Wayne Williams is out there.

On YouTube. On his Screamin’ Eagle Harley-Davidson. In managing Telect Inc. With his Extreme Wayne Makeover.

But he’s in there as well, as the keeper of Telect’s guiding principles. As a father of three. As a counselor, with wife Terina, to couples trying to repair rocky marriages.

“I am what I am in play. I am what I am in work,” says Williams, who has been chief executive officer and president of Telect since parents Bill and Judi stepped aside in 1999.

Now, he is what he is as chairman of Greater Spokane Incorporated.

Williams says that although he has served on the business organization’s board, he was not sure his style was a fit. He was reassured by his predecessors.

“I do say things the way that I see them,” he says. “I’ve been asked not to change that.”

That may be among the few things, family would be another, that have not changed for Williams since he took over at Telect.

The company was at a peak in 1999, with 1,000 Spokane employees making connectors and other electronics gear. Sales reached $168 million.

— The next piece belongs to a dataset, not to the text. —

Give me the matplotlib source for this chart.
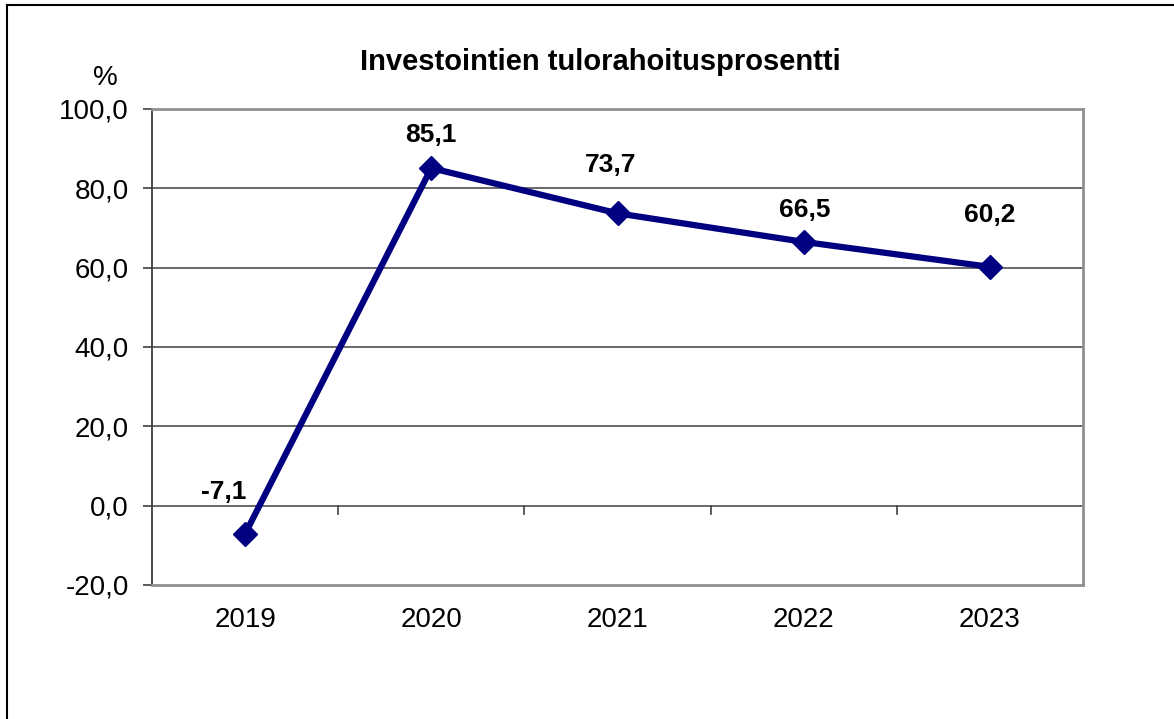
import matplotlib.pyplot as plt
from matplotlib.lines import Line2D

# 数据
years = ['2019', '2020', '2021', '2022', '2023']
values = [-7.1, 85.1, 73.7, 66.5, 60.2]
y_ticks = [-20, 0, 20, 40, 60, 80, 100]

# 标签偏移 (像素, x/y)
label_offsets = [(-21, 42), (0, 33), (-7, 48), (1, 32), (0, 52)]

plt.rcParams['font.family'] = ['Liberation Sans', 'DejaVu Sans']

fig = plt.figure(figsize=(11.74, 7.19), dpi=100)
W, H = 1174, 719
ax = fig.add_axes([152 / W, 1 - 585 / H, (1083 - 152) / W, (585 - 109) / H])

x = list(range(len(years)))
ax.plot(x, values, color='#000080', linewidth=4.5, marker='D', markersize=12.5,
        zorder=5, clip_on=False)

for xi, v, (dx, dy) in zip(x, values, label_offsets):
    ax.annotate(f"{v:.1f}".replace('.', ','), (xi, v), xytext=(dx * 0.72, dy * 0.72),
                textcoords='offset points', ha='center', va='center',
                fontsize=19, fontweight='bold', color='black')

ax.set_xlim(-0.5, 4.5)
ax.set_ylim(-20, 100)
ax.set_yticks(y_ticks)
ax.set_yticklabels([f"{t:.1f}".replace('.', ',') for t in y_ticks], fontsize=20)
ax.set_xticks(x)
ax.set_xticklabels(years, fontsize=20)
ax.tick_params(axis='x', length=0, pad=16)
ax.tick_params(axis='y', direction='out', length=6.5, width=1.2, color='#404040', pad=10)

# 网格线
for t in y_ticks[1:]:
    ax.axhline(t, color='#404040', linewidth=1.1, zorder=1)

# 边框
for side in ['top', 'right', 'bottom']:
    ax.spines[side].set_color('#909090')
    ax.spines[side].set_linewidth(2)
ax.spines['left'].set_color('#404040')
ax.spines['left'].set_linewidth(1.3)

# 0 线上的分类刻度
for b in [0.5, 1.5, 2.5, 3.5]:
    ax.plot([b, b], [0, -2], color='#404040', linewidth=1.2, zorder=2)

fig.text(600 / W, 1 - 62 / H, 'Investointien tulorahoitusprosentti', fontsize=21,
         fontweight='bold', ha='center', va='center')
fig.text(105 / W, 1 - 78 / H, '%', fontsize=20, ha='center', va='center')

# 外框 (左、上)
fig.add_artist(Line2D([7 / W, 7 / W], [0, 1 - 5 / H], color='black', linewidth=1.5,
                      transform=fig.transFigure))
fig.add_artist(Line2D([7 / W, 1], [1 - 5 / H, 1 - 5 / H], color='black', linewidth=1.5,
                      transform=fig.transFigure))

fig.savefig('out.png', dpi=100)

But the subsequent collapses of the dot.com and telecom industries brought the Liberty Lake company to its knees.

Founded with the Golden Rule and a commitment to employee security among its guiding principles, Telect was forced to lay off hundreds. A planned initial public offering was scuttled. It was a stark reversal of fortune.

Yet Williams says the last few years have been tougher to manage.

Although Liberty Lake remains the corporate headquarters, only 140 of the company’s 750 employees remain there. Most manufacturing takes place in Plano, Texas; Guadalajara, Mexico; and Wroclaw, Poland. There are small engineering, sales and sourcing offices in Southampton, Great Britain; and Shanghai, China.

Williams says Telect is blessed with a loyal customer base and solid product line. But those attributes can be challenges, as well.

Bill Williams founded Telect in 1982, anticipating the 1984 breakup of AT&T. Great uncles Charles and Luke Williams were pioneers in electric signage. Wayne says Telect will prosper only if it can anticipate the telecommunications industry as it will be, not as it is today.

“How do you kill your business and start over?” he wonders aloud.

New products, of course, are one answer, and Telect is moving into the residential market with service panels for linking home communications and entertainment devices. Sales have rebounded to more than $80 million from a low of $62 million.

And Telect has turned to the Internet to communicate with customers, employees and potential applicants in new ways.

The company, for example, posts prices for its hardware to its Web site. That’s not usually done, says Williams.

Also on the site, he talks about the kind of people Telect wants; innovators, team members, foosball players. The kind, Williams says, who ask, “Hey, what’s next?”

With GSI President Rich Hadley, he has also taped clips posted on YouTube discussing Spokane’s pluses as a business location.

For Williams, change has been about the makeover that has shortened his hair and grizzled his chin. He looks like a goateed Steve Jobs, Apple’s iconic CEO. Friends, he says, ask him if he’s lost weight. He has, a little.

The Harley is the fulfillment of a longtime dream, to which Terina finally gave the nod two years ago. He rides the bike on tours, and for the short commute. An early riser, he has to go easy on the throttle to avoid waking neighbors.

The look, the bike, and YouTube notwithstanding, however, certain values remain constant.

The shocks to Telect reinforced his long-held, fundamentalist faith, convincing him that control, ultimately, lies elsewhere.

“I rely on my relationship with the Lord,” Williams says.

If he was not at Telect, he says, he would do counseling and conduct retreats on marriage full-time. He believes strongly in the virtues of intact, nuclear families.

Hadley says Williams is likewise devoted to Spokane, his home since age 4, but with a global perspective.

“A lot of the companies we are going to be needing look a lot like Wayne,” he says. “He loves this place.”